> Records provided:
════════════════
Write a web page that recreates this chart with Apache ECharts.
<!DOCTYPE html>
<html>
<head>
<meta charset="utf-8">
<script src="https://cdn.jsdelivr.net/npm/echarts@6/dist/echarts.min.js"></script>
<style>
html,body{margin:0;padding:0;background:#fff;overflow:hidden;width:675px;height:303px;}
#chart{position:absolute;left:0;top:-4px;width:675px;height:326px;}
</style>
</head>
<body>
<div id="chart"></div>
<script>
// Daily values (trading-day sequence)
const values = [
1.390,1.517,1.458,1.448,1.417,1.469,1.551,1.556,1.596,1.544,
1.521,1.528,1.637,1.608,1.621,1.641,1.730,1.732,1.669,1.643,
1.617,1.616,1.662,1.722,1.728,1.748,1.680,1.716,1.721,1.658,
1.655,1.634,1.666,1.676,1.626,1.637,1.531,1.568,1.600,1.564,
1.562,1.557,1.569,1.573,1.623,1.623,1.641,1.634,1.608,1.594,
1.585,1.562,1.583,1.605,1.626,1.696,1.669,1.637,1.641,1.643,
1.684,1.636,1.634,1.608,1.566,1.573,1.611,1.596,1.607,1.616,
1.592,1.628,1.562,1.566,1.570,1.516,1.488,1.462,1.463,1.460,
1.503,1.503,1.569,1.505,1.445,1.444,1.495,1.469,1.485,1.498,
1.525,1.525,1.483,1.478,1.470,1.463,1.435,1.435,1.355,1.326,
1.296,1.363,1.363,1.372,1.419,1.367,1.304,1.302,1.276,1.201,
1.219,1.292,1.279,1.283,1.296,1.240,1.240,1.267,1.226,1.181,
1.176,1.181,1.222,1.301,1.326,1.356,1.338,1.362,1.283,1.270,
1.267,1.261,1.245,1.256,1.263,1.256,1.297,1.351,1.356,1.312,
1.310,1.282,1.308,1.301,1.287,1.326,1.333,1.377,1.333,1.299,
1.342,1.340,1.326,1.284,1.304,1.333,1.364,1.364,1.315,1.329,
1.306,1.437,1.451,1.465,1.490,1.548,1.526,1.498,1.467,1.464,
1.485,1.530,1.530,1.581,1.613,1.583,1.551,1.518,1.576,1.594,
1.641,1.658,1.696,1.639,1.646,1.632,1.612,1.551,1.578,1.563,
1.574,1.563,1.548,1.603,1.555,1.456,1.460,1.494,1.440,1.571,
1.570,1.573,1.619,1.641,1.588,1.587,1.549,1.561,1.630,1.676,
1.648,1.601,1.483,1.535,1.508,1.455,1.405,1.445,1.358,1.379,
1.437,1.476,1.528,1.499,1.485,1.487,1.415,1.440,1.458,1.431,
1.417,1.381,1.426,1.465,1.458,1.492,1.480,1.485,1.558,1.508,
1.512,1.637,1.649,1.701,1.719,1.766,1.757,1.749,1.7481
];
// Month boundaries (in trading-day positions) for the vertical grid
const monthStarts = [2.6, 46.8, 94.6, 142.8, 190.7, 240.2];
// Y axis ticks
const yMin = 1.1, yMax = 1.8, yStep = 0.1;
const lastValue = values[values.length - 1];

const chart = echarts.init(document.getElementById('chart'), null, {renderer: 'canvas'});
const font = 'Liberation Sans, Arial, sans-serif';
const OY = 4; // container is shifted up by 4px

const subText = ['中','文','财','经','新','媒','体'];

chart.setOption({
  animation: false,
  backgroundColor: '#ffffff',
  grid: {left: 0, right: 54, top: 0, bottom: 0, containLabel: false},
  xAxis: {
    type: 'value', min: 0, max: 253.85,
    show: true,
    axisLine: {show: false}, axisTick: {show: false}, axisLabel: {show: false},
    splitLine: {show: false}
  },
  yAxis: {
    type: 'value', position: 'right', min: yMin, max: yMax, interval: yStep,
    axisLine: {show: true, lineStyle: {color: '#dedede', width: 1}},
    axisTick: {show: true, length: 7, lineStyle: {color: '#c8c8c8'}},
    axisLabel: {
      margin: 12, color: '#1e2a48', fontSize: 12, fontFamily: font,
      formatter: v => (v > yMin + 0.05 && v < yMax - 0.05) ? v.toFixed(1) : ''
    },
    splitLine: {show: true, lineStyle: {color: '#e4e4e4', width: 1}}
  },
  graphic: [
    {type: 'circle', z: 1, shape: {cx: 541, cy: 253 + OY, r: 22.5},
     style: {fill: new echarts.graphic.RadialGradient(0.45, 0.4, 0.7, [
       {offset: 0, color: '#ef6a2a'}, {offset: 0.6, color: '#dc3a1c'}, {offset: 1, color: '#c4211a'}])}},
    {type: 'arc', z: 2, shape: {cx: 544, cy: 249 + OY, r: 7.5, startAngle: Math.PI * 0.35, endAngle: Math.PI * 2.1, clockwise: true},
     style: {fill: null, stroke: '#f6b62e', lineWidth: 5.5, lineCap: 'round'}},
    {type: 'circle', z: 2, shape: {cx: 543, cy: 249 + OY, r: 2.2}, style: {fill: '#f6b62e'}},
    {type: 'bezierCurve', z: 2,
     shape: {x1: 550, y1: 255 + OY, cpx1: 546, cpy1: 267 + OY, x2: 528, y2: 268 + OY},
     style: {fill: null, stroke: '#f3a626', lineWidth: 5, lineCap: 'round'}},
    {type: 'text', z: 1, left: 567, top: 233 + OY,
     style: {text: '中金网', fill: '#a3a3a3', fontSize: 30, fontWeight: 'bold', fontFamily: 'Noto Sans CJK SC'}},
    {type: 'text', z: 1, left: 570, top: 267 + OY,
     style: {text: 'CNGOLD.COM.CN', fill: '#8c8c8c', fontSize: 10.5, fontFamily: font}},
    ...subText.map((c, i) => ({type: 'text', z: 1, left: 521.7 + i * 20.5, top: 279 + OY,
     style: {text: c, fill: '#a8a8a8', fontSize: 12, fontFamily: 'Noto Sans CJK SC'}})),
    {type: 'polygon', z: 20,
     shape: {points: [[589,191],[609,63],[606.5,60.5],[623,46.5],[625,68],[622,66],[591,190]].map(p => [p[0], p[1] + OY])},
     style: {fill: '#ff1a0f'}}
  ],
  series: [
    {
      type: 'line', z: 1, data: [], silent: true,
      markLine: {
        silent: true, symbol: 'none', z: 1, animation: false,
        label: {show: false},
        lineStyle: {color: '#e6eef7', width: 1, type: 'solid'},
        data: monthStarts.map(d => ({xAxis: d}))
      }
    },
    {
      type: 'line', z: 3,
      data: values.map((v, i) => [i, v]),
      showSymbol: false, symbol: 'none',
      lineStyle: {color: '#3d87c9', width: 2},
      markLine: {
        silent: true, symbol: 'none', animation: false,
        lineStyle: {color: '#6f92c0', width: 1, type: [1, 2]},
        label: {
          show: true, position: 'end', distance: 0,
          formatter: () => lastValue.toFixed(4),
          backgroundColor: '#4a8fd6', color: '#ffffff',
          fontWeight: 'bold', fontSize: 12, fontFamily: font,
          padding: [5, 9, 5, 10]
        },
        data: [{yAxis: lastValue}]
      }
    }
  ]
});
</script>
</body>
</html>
════════════════
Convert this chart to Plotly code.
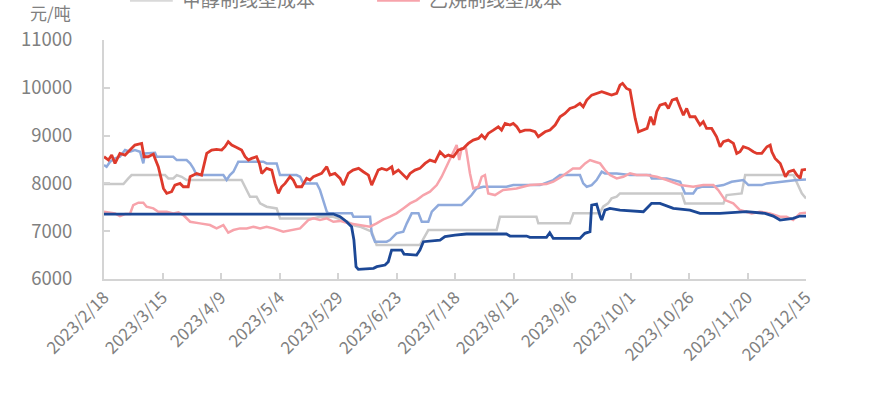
════════════════
> Problem requirements: Tally the lines of the data that contain the string "this" and report the total alone.

> Answer for the task: 2